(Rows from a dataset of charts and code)
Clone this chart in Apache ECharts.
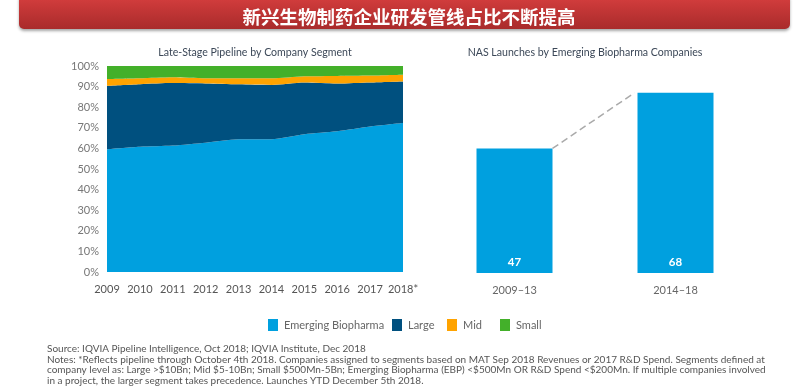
<!DOCTYPE html>
<html><head><meta charset="utf-8">
<script src="https://cdn.jsdelivr.net/npm/echarts@6/dist/echarts.min.js"></script>
<style>html,body{margin:0;padding:0;background:#fff}#c{width:798px;height:390px}</style>
</head><body><div id="c"></div>
<script>
const years = ['2009','2010','2011','2012','2013','2014','2015','2016','2017','2018*'];
const emerging = [59.6, 60.8, 61.4, 62.8, 64.4, 64.5, 66.9, 68.3, 70.6, 72.3];
const large    = [30.8, 30.4, 30.3, 28.7, 26.7, 26.3, 25.1, 23.2, 21.4, 20.2];
const mid      = [3.2, 2.8, 2.8, 2.5, 2.9, 3.2, 3.0, 3.7, 3.4, 3.3];
const small    = [6.4, 6.0, 5.5, 6.0, 6.0, 6.0, 5.0, 4.8, 4.6, 4.2];
const yTicks = [0,10,20,30,40,50,60,70,80,90,100];
const periods = ['2009–13', '2014–18'];
const nasLaunches = [47, 68];
const segments = ['Emerging Biopharma', 'Large', 'Mid', 'Small'];

const BAR_W = 76;
const C_EBP = '#00a0df', C_LARGE = '#00507f', C_MID = '#ffa300', C_SMALL = '#43b02a';
const SANS = 'Lato, Roboto, "Noto Sans", sans-serif';

const chart = echarts.init(document.getElementById('c'), null, {renderer: 'canvas'});

function area(name, data, color) {
  return {name, type: 'line', stack: 'seg', data, xAxisIndex: 0, yAxisIndex: 0,
    smooth: 0.25, symbol: 'none', lineStyle: {width: 0}, areaStyle: {color, opacity: 1},
    itemStyle: {color}, z: 2};
}
const legendLeft = [268, 392, 447, 500];
const legends = segments.map((s, i) => ({
  data: [s], left: legendLeft[i], top: 319, padding: 0,
  icon: 'rect', itemWidth: 10, itemHeight: 12, itemGap: 0,
  textStyle: {color: '#666', fontSize: 11, fontFamily: SANS, padding: [0,0,0,1]}
}));

chart.setOption({
  animation: false,
  graphic: [{
    type: 'rect', shape: {x: 19, y: -6, width: 771, height: 35, r: 5},
    style: {fill: new echarts.graphic.LinearGradient(0,0,0,1,[{offset:0,color:'#d83f3f'},{offset:1,color:'#a92b2b'}]),
      shadowBlur: 3, shadowOffsetY: 2, shadowColor: 'rgba(0,0,0,0.35)'}, z: 0
  }],
  title: [
    {text: '新兴生物制药企业研发管线占比不断提高', left: 404, top: 3, textAlign: 'center',
      textStyle: {color: '#fff', fontSize: 18.5, fontWeight: 'bold', fontFamily: '"Noto Sans CJK SC", sans-serif'}},
    {text: 'Late-Stage Pipeline by Company Segment', left: 250, top: 42, textAlign: 'center',
      textStyle: {color: '#3c4858', fontSize: 10.6, fontWeight: 'normal', fontFamily: SANS}},
    {text: 'NAS Launches by Emerging Biopharma Companies', left: 580, top: 42, textAlign: 'center',
      textStyle: {color: '#3c4858', fontSize: 10.6, fontWeight: 'normal', fontFamily: SANS}},
    {text: 'Source: IQVIA Pipeline Intelligence, Oct 2018; IQVIA Institute, Dec 2018\nNotes: *Reflects pipeline through October 4th 2018. Companies assigned to segments based on MAT Sep 2018 Revenues or 2017 R&D Spend. Segments defined at\ncompany level as: Large >$10Bn; Mid $5-10Bn; Small $500Mn-5Bn; Emerging Biopharma (EBP) <$500Mn OR R&D Spend <$200Mn. If multiple companies involved\nin a project, the larger segment takes precedence. Launches YTD December 5th 2018.',
      left: 47, top: 344, padding: 0,
      textStyle: {color: '#555', fontSize: 10, lineHeight: 10.4, fontWeight: 'normal', fontFamily: SANS}}
  ],
  legend: legends,
  grid: [
    {left: 107, width: 296, top: 66, height: 206},
    {left: 434, width: 322, top: 61, height: 212}
  ],
  xAxis: [
    {type: 'category', gridIndex: 0, data: years, boundaryGap: false,
      axisLine: {show: false}, axisTick: {show: false},
      axisLabel: {color: '#555', fontSize: 11, margin: 12, fontFamily: SANS, interval: 0}},
    {type: 'category', gridIndex: 1, data: periods,
      axisLine: {show: false}, axisTick: {show: false},
      axisLabel: {color: '#666', fontSize: 11, margin: 12, fontFamily: SANS}}
  ],
  yAxis: [
    {type: 'value', gridIndex: 0, min: yTicks[0], max: yTicks[yTicks.length-1], interval: yTicks[1]-yTicks[0],
      splitLine: {show: false}, axisLine: {show: false}, axisTick: {show: false},
      axisLabel: {formatter: '{value}%', color: '#777', fontSize: 11, margin: 8, fontFamily: SANS}},
    {type: 'value', gridIndex: 1, min: 0, max: 80, show: false, splitLine: {show: false}}
  ],
  series: [
    area(segments[0], emerging, C_EBP),
    area(segments[1], large, C_LARGE),
    area(segments[2], mid, C_MID),
    area(segments[3], small, C_SMALL),
    {type: 'bar', xAxisIndex: 1, yAxisIndex: 1, data: nasLaunches, barWidth: BAR_W,
      itemStyle: {color: C_EBP},
      label: {show: true, position: 'insideBottom', distance: 5, color: '#fff', fontWeight: 'bold', fontSize: 11.5, fontFamily: SANS}},
    {type: 'custom', xAxisIndex: 1, yAxisIndex: 1, data: [[0, nasLaunches[0], 1, nasLaunches[1]]],
      renderItem: function (params, api) {
        const p1 = api.coord([api.value(0), api.value(1)]);
        const p2 = api.coord([api.value(2), api.value(3)]);
        return {type: 'line',
          shape: {x1: p1[0] + BAR_W/2, y1: p1[1], x2: p2[0] - BAR_W/2 - 3, y2: p2[1]},
          style: {stroke: '#aaa', lineWidth: 1.5, lineDash: [7, 4]}};
      }, z: 3}
  ]
});
</script></body></html>
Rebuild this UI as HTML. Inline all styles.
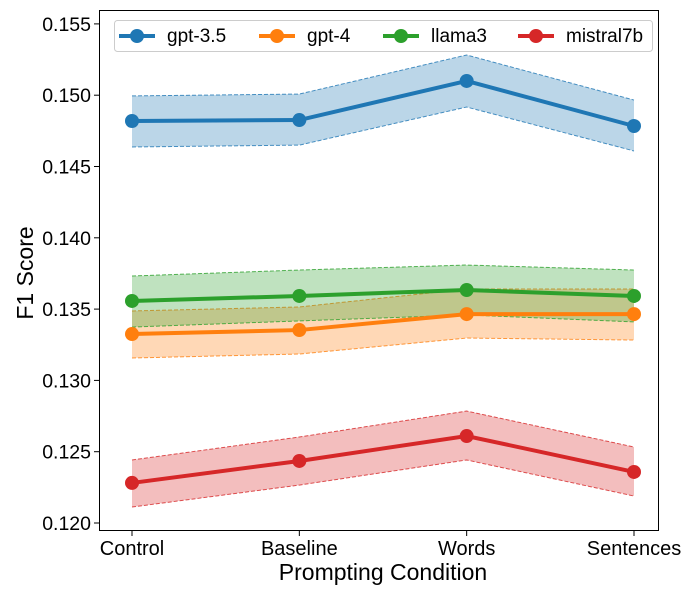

_Task_
Every record above should be written out again without change, except that the pictures are left out.

_Response_
Clone this chart in Apache ECharts.
<!DOCTYPE html>
<html><head><meta charset="utf-8">
<script src="https://cdn.jsdelivr.net/npm/echarts@6/dist/echarts.min.js"></script>
<style>html,body{margin:0;padding:0;background:#fff}#c{width:798px;height:390px}</style>
</head><body><div id="c"></div>
<script>
const years = ['2009','2010','2011','2012','2013','2014','2015','2016','2017','2018*'];
const emerging = [59.6, 60.8, 61.4, 62.8, 64.4, 64.5, 66.9, 68.3, 70.6, 72.3];
const large    = [30.8, 30.4, 30.3, 28.7, 26.7, 26.3, 25.1, 23.2, 21.4, 20.2];
const mid      = [3.2, 2.8, 2.8, 2.5, 2.9, 3.2, 3.0, 3.7, 3.4, 3.3];
const small    = [6.4, 6.0, 5.5, 6.0, 6.0, 6.0, 5.0, 4.8, 4.6, 4.2];
const yTicks = [0,10,20,30,40,50,60,70,80,90,100];
const periods = ['2009–13', '2014–18'];
const nasLaunches = [47, 68];
const segments = ['Emerging Biopharma', 'Large', 'Mid', 'Small'];

const BAR_W = 76;
const C_EBP = '#00a0df', C_LARGE = '#00507f', C_MID = '#ffa300', C_SMALL = '#43b02a';
const SANS = 'Lato, Roboto, "Noto Sans", sans-serif';

const chart = echarts.init(document.getElementById('c'), null, {renderer: 'canvas'});

function area(name, data, color) {
  return {name, type: 'line', stack: 'seg', data, xAxisIndex: 0, yAxisIndex: 0,
    smooth: 0.25, symbol: 'none', lineStyle: {width: 0}, areaStyle: {color, opacity: 1},
    itemStyle: {color}, z: 2};
}
const legendLeft = [268, 392, 447, 500];
const legends = segments.map((s, i) => ({
  data: [s], left: legendLeft[i], top: 319, padding: 0,
  icon: 'rect', itemWidth: 10, itemHeight: 12, itemGap: 0,
  textStyle: {color: '#666', fontSize: 11, fontFamily: SANS, padding: [0,0,0,1]}
}));

chart.setOption({
  animation: false,
  graphic: [{
    type: 'rect', shape: {x: 19, y: -6, width: 771, height: 35, r: 5},
    style: {fill: new echarts.graphic.LinearGradient(0,0,0,1,[{offset:0,color:'#d83f3f'},{offset:1,color:'#a92b2b'}]),
      shadowBlur: 3, shadowOffsetY: 2, shadowColor: 'rgba(0,0,0,0.35)'}, z: 0
  }],
  title: [
    {text: '新兴生物制药企业研发管线占比不断提高', left: 404, top: 3, textAlign: 'center',
      textStyle: {color: '#fff', fontSize: 18.5, fontWeight: 'bold', fontFamily: '"Noto Sans CJK SC", sans-serif'}},
    {text: 'Late-Stage Pipeline by Company Segment', left: 250, top: 42, textAlign: 'center',
      textStyle: {color: '#3c4858', fontSize: 10.6, fontWeight: 'normal', fontFamily: SANS}},
    {text: 'NAS Launches by Emerging Biopharma Companies', left: 580, top: 42, textAlign: 'center',
      textStyle: {color: '#3c4858', fontSize: 10.6, fontWeight: 'normal', fontFamily: SANS}},
    {text: 'Source: IQVIA Pipeline Intelligence, Oct 2018; IQVIA Institute, Dec 2018\nNotes: *Reflects pipeline through October 4th 2018. Companies assigned to segments based on MAT Sep 2018 Revenues or 2017 R&D Spend. Segments defined at\ncompany level as: Large >$10Bn; Mid $5-10Bn; Small $500Mn-5Bn; Emerging Biopharma (EBP) <$500Mn OR R&D Spend <$200Mn. If multiple companies involved\nin a project, the larger segment takes precedence. Launches YTD December 5th 2018.',
      left: 47, top: 344, padding: 0,
      textStyle: {color: '#555', fontSize: 10, lineHeight: 10.4, fontWeight: 'normal', fontFamily: SANS}}
  ],
  legend: legends,
  grid: [
    {left: 107, width: 296, top: 66, height: 206},
    {left: 434, width: 322, top: 61, height: 212}
  ],
  xAxis: [
    {type: 'category', gridIndex: 0, data: years, boundaryGap: false,
      axisLine: {show: false}, axisTick: {show: false},
      axisLabel: {color: '#555', fontSize: 11, margin: 12, fontFamily: SANS, interval: 0}},
    {type: 'category', gridIndex: 1, data: periods,
      axisLine: {show: false}, axisTick: {show: false},
      axisLabel: {color: '#666', fontSize: 11, margin: 12, fontFamily: SANS}}
  ],
  yAxis: [
    {type: 'value', gridIndex: 0, min: yTicks[0], max: yTicks[yTicks.length-1], interval: yTicks[1]-yTicks[0],
      splitLine: {show: false}, axisLine: {show: false}, axisTick: {show: false},
      axisLabel: {formatter: '{value}%', color: '#777', fontSize: 11, margin: 8, fontFamily: SANS}},
    {type: 'value', gridIndex: 1, min: 0, max: 80, show: false, splitLine: {show: false}}
  ],
  series: [
    area(segments[0], emerging, C_EBP),
    area(segments[1], large, C_LARGE),
    area(segments[2], mid, C_MID),
    area(segments[3], small, C_SMALL),
    {type: 'bar', xAxisIndex: 1, yAxisIndex: 1, data: nasLaunches, barWidth: BAR_W,
      itemStyle: {color: C_EBP},
      label: {show: true, position: 'insideBottom', distance: 5, color: '#fff', fontWeight: 'bold', fontSize: 11.5, fontFamily: SANS}},
    {type: 'custom', xAxisIndex: 1, yAxisIndex: 1, data: [[0, nasLaunches[0], 1, nasLaunches[1]]],
      renderItem: function (params, api) {
        const p1 = api.coord([api.value(0), api.value(1)]);
        const p2 = api.coord([api.value(2), api.value(3)]);
        return {type: 'line',
          shape: {x1: p1[0] + BAR_W/2, y1: p1[1], x2: p2[0] - BAR_W/2 - 3, y2: p2[1]},
          style: {stroke: '#aaa', lineWidth: 1.5, lineDash: [7, 4]}};
      }, z: 3}
  ]
});
</script></body></html>
Rebuild this UI as HTML. Inline all styles.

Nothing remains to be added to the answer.